Only you- if you can step out of the fear- can decide what turns you on. Seems to me, being myself rather bisexual, that if something sexually excites you, that it doesn't matter how much you don't want to be turned on by it, you'll know you are. Sure I've doubted my sexual orientation plenty of times- I have OCD- but I can't get away from the fact that I'm endlessly fascinated by dick, to put it quite bluntly. It doesn't matter how much I'm attracted to the female form, and I am- very! Still doesn't change it, though. Furthermore, while it frequently makes me miserable, I realised a long time ago, that even if offered a way out- a magic pill, or cut that part of my brain out- I would not! Because the idea of doing that is hateful. When something's a part of your core being, it becomes a living thing- it's part of you- and all living things want to continue to exist. Being miserable in my skin, is preferable to the idea of any sort of 'conversion therapy'. Even if I intellectually know it would be better- it feels as if it would be like having a lobotomy. A life not liking what I like, feels boring and dull and flat and one-dimensional. Even if I always have an itch I can't scratch.

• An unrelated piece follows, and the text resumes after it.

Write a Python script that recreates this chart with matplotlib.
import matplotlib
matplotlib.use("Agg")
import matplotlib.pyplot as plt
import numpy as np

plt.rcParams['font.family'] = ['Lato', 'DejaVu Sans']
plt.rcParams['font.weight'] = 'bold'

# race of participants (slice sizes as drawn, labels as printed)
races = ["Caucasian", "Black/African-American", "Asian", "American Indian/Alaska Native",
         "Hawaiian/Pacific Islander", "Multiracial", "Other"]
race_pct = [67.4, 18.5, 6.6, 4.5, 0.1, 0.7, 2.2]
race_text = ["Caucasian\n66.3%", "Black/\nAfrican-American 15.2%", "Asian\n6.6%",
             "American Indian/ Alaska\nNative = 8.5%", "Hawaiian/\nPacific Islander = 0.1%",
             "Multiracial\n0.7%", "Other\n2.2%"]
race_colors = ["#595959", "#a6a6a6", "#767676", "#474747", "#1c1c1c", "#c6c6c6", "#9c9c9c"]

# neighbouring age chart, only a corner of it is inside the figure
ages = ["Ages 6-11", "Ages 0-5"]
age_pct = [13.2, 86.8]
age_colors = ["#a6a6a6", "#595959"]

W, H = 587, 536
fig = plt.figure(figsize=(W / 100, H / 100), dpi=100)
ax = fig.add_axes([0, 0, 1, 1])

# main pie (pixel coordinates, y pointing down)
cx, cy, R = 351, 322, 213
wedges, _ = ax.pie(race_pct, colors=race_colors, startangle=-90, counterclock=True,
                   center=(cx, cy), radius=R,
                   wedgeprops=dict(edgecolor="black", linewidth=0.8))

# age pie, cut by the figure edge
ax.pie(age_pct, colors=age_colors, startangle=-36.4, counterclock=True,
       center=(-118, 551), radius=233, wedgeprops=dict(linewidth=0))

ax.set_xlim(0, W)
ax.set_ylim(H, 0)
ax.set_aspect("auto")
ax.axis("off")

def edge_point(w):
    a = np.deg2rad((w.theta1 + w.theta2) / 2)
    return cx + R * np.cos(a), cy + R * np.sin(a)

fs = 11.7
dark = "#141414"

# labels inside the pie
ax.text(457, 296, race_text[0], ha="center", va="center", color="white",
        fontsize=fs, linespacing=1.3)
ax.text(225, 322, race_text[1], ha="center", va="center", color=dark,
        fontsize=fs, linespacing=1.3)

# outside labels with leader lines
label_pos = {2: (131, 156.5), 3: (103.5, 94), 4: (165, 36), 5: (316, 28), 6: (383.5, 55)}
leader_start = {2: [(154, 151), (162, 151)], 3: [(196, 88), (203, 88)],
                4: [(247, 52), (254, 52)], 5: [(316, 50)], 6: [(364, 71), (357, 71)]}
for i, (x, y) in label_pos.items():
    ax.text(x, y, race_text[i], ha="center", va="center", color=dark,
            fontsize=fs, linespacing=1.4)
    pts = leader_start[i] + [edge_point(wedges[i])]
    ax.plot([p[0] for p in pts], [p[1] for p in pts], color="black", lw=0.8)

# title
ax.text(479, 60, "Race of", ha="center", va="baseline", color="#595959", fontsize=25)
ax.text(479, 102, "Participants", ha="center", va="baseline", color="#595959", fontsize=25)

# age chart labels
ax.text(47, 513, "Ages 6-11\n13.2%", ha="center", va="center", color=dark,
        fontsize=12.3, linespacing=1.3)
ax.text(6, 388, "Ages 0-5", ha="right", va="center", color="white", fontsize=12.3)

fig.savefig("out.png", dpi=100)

If a person doesn't feel like that about their supposed homosexual thoughts- then I have to remain skeptical it's anything other than OCD. Could a person be here in this forum fooling themselves? Sure, I suppose so. But would they be so anxious at the idea of being with someone of the same (or occasionally, the opposite- HOCD isn't only for Straights, there's SOCD, too) sex? I'm not depressed because I get a yen for penises- I get depressed because I don't get penises. Even if I don't want to want them- I want them.

Over the years I've jumped through all sorts of mental hoops to explain this away, but the desire for what the body wants, has never changed. If you can't demonstrably ache for sexual contact with the same sex, I have to look askance at your doubts.

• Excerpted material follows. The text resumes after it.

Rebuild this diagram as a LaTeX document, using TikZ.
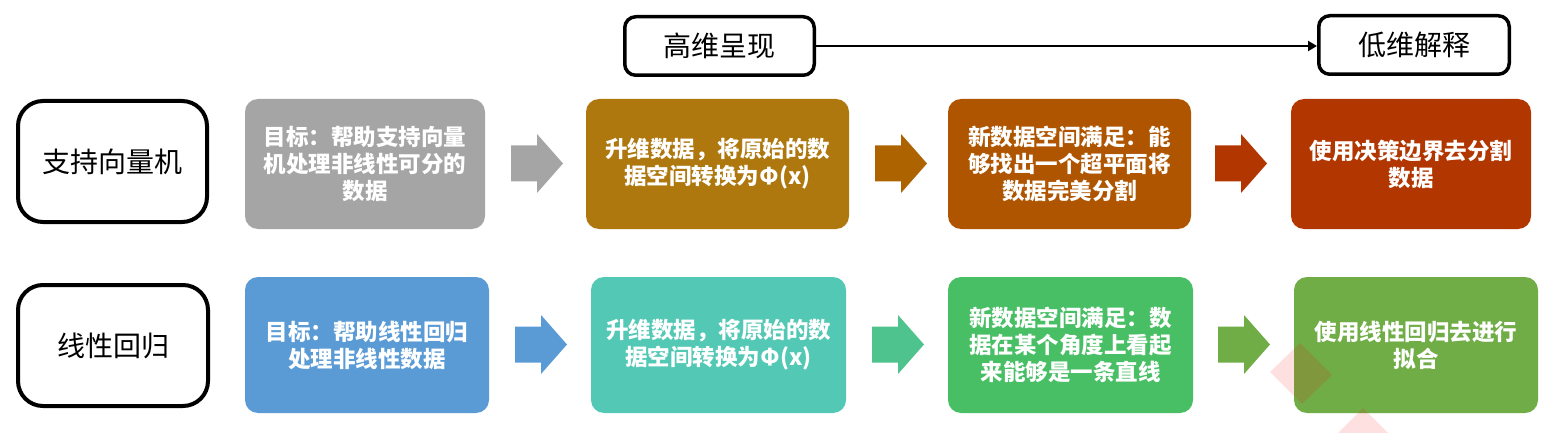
\documentclass[tikz,border=0pt]{standalone}
\usepackage{fontspec}
\newfontfamily\cjk{Noto Sans CJK SC}
\usetikzlibrary{arrows.meta}
\definecolor{cgray}{HTML}{A5A5A5}
\definecolor{cgold}{HTML}{AE780E}
\definecolor{corarr}{HTML}{AD6400}
\definecolor{corange}{HTML}{AF5500}
\definecolor{cred}{HTML}{B23600}
\definecolor{cblue}{HTML}{5B9BD5}
\definecolor{cteal}{HTML}{53C9B5}
\definecolor{cgrarr}{HTML}{4EC38E}
\definecolor{cgreen}{HTML}{48BF65}
\definecolor{colive}{HTML}{70AD47}
\newcommand\blockarr[3]{\fill[#3] (#1,#2-18) -- ++(26,0) -- ++(0,-11.5) -- ++(26,29.5) -- ++(-26,29.5) -- ++(0,-11.5) -- ++(-26,0) -- cycle;}
\tikzset{
  lab/.style={draw=black, line width=4pt, rounded corners=25pt, inner sep=0pt,
    font=\cjk\fontsize{28}{32}\selectfont},
  tag/.style={draw=black, line width=3.5pt, rounded corners=11pt, inner sep=0pt,
    font=\cjk\fontsize{28}{32}\selectfont},
  cbox/.style={rounded corners=13pt, inner sep=0pt, text=white, align=center,
    font=\cjk\bfseries\fontsize{22.5}{27}\selectfont},
  conn/.style={line width=2pt, -{Triangle[length=9pt,width=10pt]}},
}
\begin{document}
\begin{tikzpicture}[x=1pt,y=-1pt]
\useasboundingbox (0,0) rectangle (1551,433);
\fill[white] (0,0) rectangle (1551,433);
% header tags
\node[tag, minimum width=189.5pt, minimum height=58.5pt] (hi) at (719.5,46) {高维呈现};
\node[tag, minimum width=190.5pt, minimum height=58.5pt] (lo) at (1414,45) {低维解释};
\draw[conn] (hi.east) -- (hi.east -| lo.west);
% row labels
\node[lab, minimum width=189pt, minimum height=121pt] (svm) at (112.5,161.5) {支持向量机};
\node[lab, minimum width=190pt, minimum height=121pt] (lr) at (113,345.5) {线性回归};
% row 1
\node[cbox, fill=cgray, minimum width=240pt, minimum height=130pt] (a1) at (365,164)
  {目标：帮助支持向量\\机处理非线性可分的\\数据};
\node[cbox, fill=cgold, minimum width=263pt, minimum height=130pt] (a2) at (717.5,164)
  {升维数据，将原始的数\\据空间转换为Φ(x)};
\node[cbox, fill=corange, minimum width=243pt, minimum height=130pt] (a3) at (1069.5,164)
  {新数据空间满足：能\\够找出一个超平面将\\数据完美分割};
\node[cbox, fill=cred, minimum width=240pt, minimum height=130pt] (a4) at (1411,164)
  {使用决策边界去分割\\数据};
\blockarr{511}{163.5}{cgray}
\blockarr{875}{163.5}{corarr}
\blockarr{1215}{163.5}{cred}
% row 2
\node[cbox, fill=cblue, minimum width=244pt, minimum height=136pt] (b1) at (367,345)
  {目标：帮助线性回归\\处理非线性数据};
\node[cbox, fill=cteal, minimum width=255pt, minimum height=136pt] (b2) at (718.5,345)
  {升维数据，将原始的数\\据空间转换为Φ(x)};
\node[cbox, fill=cgreen, minimum width=245pt, minimum height=136pt] (b3) at (1070.5,345)
  {新数据空间满足：数\\据在某个角度上看起\\来能够是一条直线};
\node[cbox, fill=colive, minimum width=244pt, minimum height=136pt] (b4) at (1416,345)
  {使用线性回归去进行\\拟合};
\blockarr{515}{344.5}{cblue}
\blockarr{872}{344.5}{cgrarr}
\blockarr{1218}{344.5}{colive}
% faint watermark
\begin{scope}
\clip (0,0) rectangle (1551,433);
\fill[red, opacity=0.12] (1270,372) -- (1300,343) -- (1332,375) -- (1302,404) -- cycle;
\fill[red, opacity=0.12] (1363,408) -- (1394,439) -- (1363,470) -- (1332,439) -- cycle;
\end{scope}
\end{tikzpicture}
\end{document}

And despite LGBT almost being a religious fad of sorts in the West, it still remains that in most countries, only a minority of people are bona-fide LGBT. I'm almost 50/50 Bisexual, and statistically, I'm a freakin unicorn!

It's crowed so much you'd think it was just everywhere, but really it's not. The odds are against all of you here in OCD being gay or lesbian, I'd argue. I just really don't think it's statistically possible. And so very much more likely, that it's the result of so much LGBT floating in the air these days in media and online- if everyone was talking about how some of us were Martians (if Mars had humanoids) and some of them didn't even know they were Martian- and if being Martian used to be unforgivable but society had relaxed on that and had thrust being Martian up as something almost virtuous somehow, yet there was still lingering taboo of being Martian- fueled in part by people having it force fed to them constantly how being Martian was somehow superior and if you didn't yourself embrace being Martian with religious fervor, that makes you an evil person, even if you could care less who's Martian.... well, I'd expect a lot of folks in OCD to be here with MOCD.... because that's just how OCD rolls.

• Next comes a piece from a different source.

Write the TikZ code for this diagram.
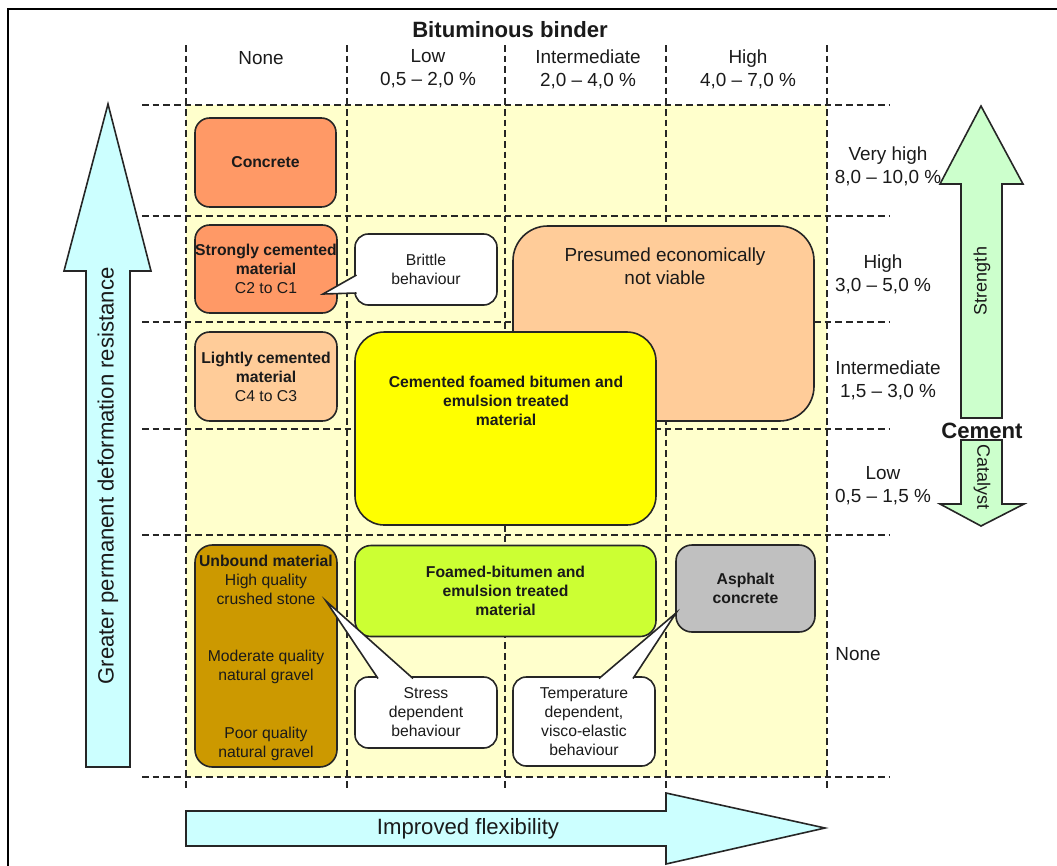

That's my personal theory. And almost too political for the forums. But there has to be an explanation for this, and that's the only thing I can come up with. It's hard enough, growing up- but now you can see any conceivable genre of porn at the touch of a button, without having to steal it from someone else or sneak into a sex shop- and everywhere you turn, there's something Gay on TV or online, in what I think is excess proportion to the amount of the population that's naturally wired that way. And sexuality being a fuzzy, hard-to-pin-down thing in and of itself... if someone growing up in this day and age is the least prone to Obsessive Compulsive behavior, please tell me how you'd manage to NOT obsess over your own sexuality? I've done a very good job of it, and I was a teenager/young adult long before any of the current paradigm who had genuine homosexual (in addition to Heterosexual) desires- and strong ones! No internet, and I remember it would just be rumours- did you hear? Elton John's bisexual!! How in the world is a person insecure in their sexuality, with a tendency to OCD, suppose to get by nowadays without falling into that rabbit-hole, unless they're either very careful or damned lucky? I have no idea.